#### PROVIDED DATA:
------------------------------

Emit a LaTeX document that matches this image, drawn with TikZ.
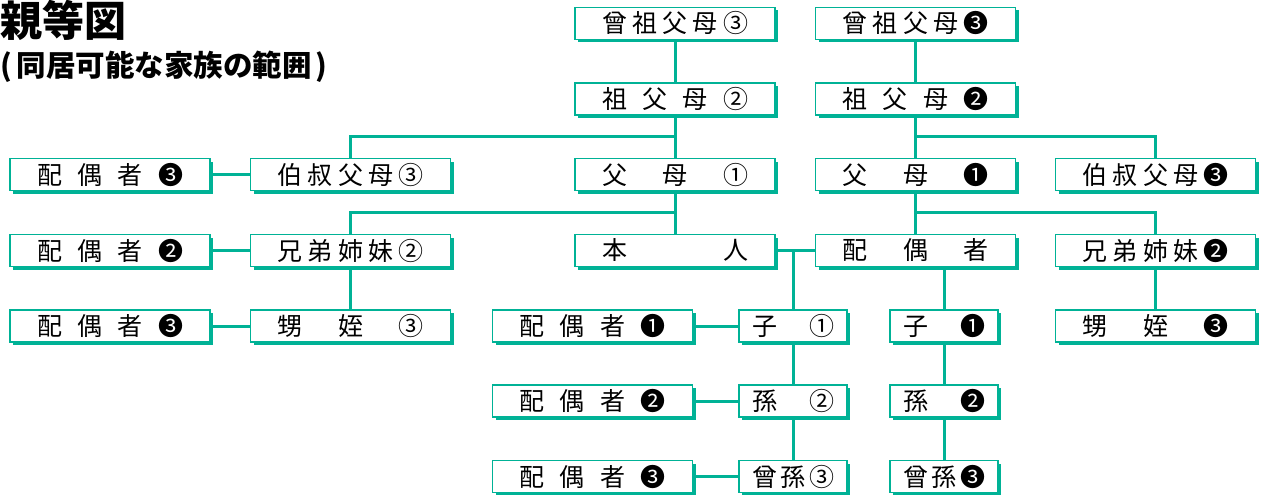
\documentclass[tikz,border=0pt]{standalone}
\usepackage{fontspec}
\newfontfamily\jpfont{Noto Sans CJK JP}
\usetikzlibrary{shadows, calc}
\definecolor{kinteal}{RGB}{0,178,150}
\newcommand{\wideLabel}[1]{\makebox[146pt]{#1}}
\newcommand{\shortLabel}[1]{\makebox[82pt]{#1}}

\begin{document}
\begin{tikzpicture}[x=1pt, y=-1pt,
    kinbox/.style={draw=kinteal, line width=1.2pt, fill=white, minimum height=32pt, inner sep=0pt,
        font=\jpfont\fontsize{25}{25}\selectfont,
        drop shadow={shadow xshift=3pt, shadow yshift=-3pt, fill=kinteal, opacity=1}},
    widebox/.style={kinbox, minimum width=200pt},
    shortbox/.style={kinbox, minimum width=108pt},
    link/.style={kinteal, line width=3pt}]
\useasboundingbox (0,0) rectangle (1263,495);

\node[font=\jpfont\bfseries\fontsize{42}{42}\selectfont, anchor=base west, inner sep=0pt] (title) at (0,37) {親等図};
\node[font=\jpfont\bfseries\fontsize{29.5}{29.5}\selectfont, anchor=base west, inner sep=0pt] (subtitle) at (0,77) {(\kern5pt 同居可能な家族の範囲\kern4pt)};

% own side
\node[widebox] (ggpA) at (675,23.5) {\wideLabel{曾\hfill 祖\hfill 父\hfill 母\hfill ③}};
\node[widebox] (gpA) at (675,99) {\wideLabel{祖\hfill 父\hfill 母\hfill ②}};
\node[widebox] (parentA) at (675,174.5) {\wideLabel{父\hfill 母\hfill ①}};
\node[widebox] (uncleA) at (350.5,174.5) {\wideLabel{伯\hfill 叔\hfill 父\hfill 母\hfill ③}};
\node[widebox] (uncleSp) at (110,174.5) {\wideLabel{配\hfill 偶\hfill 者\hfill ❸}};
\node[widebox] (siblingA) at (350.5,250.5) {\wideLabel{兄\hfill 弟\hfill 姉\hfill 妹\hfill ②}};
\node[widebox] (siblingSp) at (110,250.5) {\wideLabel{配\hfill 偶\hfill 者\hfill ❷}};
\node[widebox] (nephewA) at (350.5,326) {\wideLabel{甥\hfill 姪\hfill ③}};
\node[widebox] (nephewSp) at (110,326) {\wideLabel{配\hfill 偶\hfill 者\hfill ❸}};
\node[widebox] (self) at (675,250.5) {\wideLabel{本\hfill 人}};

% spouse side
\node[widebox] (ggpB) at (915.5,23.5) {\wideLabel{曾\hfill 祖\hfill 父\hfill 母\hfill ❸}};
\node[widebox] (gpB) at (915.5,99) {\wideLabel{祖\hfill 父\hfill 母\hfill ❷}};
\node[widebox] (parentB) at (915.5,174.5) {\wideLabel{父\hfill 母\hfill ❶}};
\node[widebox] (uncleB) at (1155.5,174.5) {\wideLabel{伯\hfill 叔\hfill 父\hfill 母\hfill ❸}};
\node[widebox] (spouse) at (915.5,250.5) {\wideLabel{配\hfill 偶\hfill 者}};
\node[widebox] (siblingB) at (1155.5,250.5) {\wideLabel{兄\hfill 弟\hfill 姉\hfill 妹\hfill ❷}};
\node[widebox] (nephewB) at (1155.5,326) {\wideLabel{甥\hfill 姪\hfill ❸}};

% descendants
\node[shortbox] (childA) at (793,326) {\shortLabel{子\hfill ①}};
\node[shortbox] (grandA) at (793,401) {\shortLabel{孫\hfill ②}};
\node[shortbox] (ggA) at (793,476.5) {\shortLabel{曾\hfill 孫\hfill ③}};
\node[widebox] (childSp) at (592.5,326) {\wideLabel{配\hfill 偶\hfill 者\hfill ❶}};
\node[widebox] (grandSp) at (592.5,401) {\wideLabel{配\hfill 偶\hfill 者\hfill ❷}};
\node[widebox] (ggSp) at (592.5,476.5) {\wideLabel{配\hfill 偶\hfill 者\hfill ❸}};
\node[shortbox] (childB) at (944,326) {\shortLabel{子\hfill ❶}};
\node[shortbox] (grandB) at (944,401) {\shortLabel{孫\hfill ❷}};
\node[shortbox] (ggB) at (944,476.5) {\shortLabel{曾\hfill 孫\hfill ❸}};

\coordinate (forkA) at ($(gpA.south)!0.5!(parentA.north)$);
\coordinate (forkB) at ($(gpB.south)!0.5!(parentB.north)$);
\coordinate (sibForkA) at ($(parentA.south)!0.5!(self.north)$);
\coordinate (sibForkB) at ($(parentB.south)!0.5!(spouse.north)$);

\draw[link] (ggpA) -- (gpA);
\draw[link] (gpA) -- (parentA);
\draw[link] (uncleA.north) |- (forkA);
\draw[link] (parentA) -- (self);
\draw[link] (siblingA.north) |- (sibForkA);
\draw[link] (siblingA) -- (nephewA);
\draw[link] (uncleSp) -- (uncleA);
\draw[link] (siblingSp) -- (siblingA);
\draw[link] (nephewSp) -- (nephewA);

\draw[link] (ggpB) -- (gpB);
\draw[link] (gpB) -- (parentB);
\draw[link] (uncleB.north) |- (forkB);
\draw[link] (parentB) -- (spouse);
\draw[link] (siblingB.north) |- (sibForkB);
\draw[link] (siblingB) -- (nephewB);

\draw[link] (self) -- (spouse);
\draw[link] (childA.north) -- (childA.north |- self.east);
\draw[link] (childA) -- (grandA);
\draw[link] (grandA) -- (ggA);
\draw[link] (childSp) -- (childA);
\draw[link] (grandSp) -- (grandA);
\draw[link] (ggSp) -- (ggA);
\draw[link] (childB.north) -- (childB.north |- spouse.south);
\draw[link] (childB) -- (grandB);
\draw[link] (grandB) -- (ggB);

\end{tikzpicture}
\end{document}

------------------------------

Could the lines from the top of the material through the line with "(self) at (675,250.5)" be repeated exactly, pictures left out?

#### SOLUTION TO THIS EXERCISE:
Emit a LaTeX document that matches this image, drawn with TikZ.
\documentclass[tikz,border=0pt]{standalone}
\usepackage{fontspec}
\newfontfamily\jpfont{Noto Sans CJK JP}
\usetikzlibrary{shadows, calc}
\definecolor{kinteal}{RGB}{0,178,150}
\newcommand{\wideLabel}[1]{\makebox[146pt]{#1}}
\newcommand{\shortLabel}[1]{\makebox[82pt]{#1}}

\begin{document}
\begin{tikzpicture}[x=1pt, y=-1pt,
    kinbox/.style={draw=kinteal, line width=1.2pt, fill=white, minimum height=32pt, inner sep=0pt,
        font=\jpfont\fontsize{25}{25}\selectfont,
        drop shadow={shadow xshift=3pt, shadow yshift=-3pt, fill=kinteal, opacity=1}},
    widebox/.style={kinbox, minimum width=200pt},
    shortbox/.style={kinbox, minimum width=108pt},
    link/.style={kinteal, line width=3pt}]
\useasboundingbox (0,0) rectangle (1263,495);

\node[font=\jpfont\bfseries\fontsize{42}{42}\selectfont, anchor=base west, inner sep=0pt] (title) at (0,37) {親等図};
\node[font=\jpfont\bfseries\fontsize{29.5}{29.5}\selectfont, anchor=base west, inner sep=0pt] (subtitle) at (0,77) {(\kern5pt 同居可能な家族の範囲\kern4pt)};

% own side
\node[widebox] (ggpA) at (675,23.5) {\wideLabel{曾\hfill 祖\hfill 父\hfill 母\hfill ③}};
\node[widebox] (gpA) at (675,99) {\wideLabel{祖\hfill 父\hfill 母\hfill ②}};
\node[widebox] (parentA) at (675,174.5) {\wideLabel{父\hfill 母\hfill ①}};
\node[widebox] (uncleA) at (350.5,174.5) {\wideLabel{伯\hfill 叔\hfill 父\hfill 母\hfill ③}};
\node[widebox] (uncleSp) at (110,174.5) {\wideLabel{配\hfill 偶\hfill 者\hfill ❸}};
\node[widebox] (siblingA) at (350.5,250.5) {\wideLabel{兄\hfill 弟\hfill 姉\hfill 妹\hfill ②}};
\node[widebox] (siblingSp) at (110,250.5) {\wideLabel{配\hfill 偶\hfill 者\hfill ❷}};
\node[widebox] (nephewA) at (350.5,326) {\wideLabel{甥\hfill 姪\hfill ③}};
\node[widebox] (nephewSp) at (110,326) {\wideLabel{配\hfill 偶\hfill 者\hfill ❸}};
\node[widebox] (self) at (675,250.5) {\wideLabel{本\hfill 人}};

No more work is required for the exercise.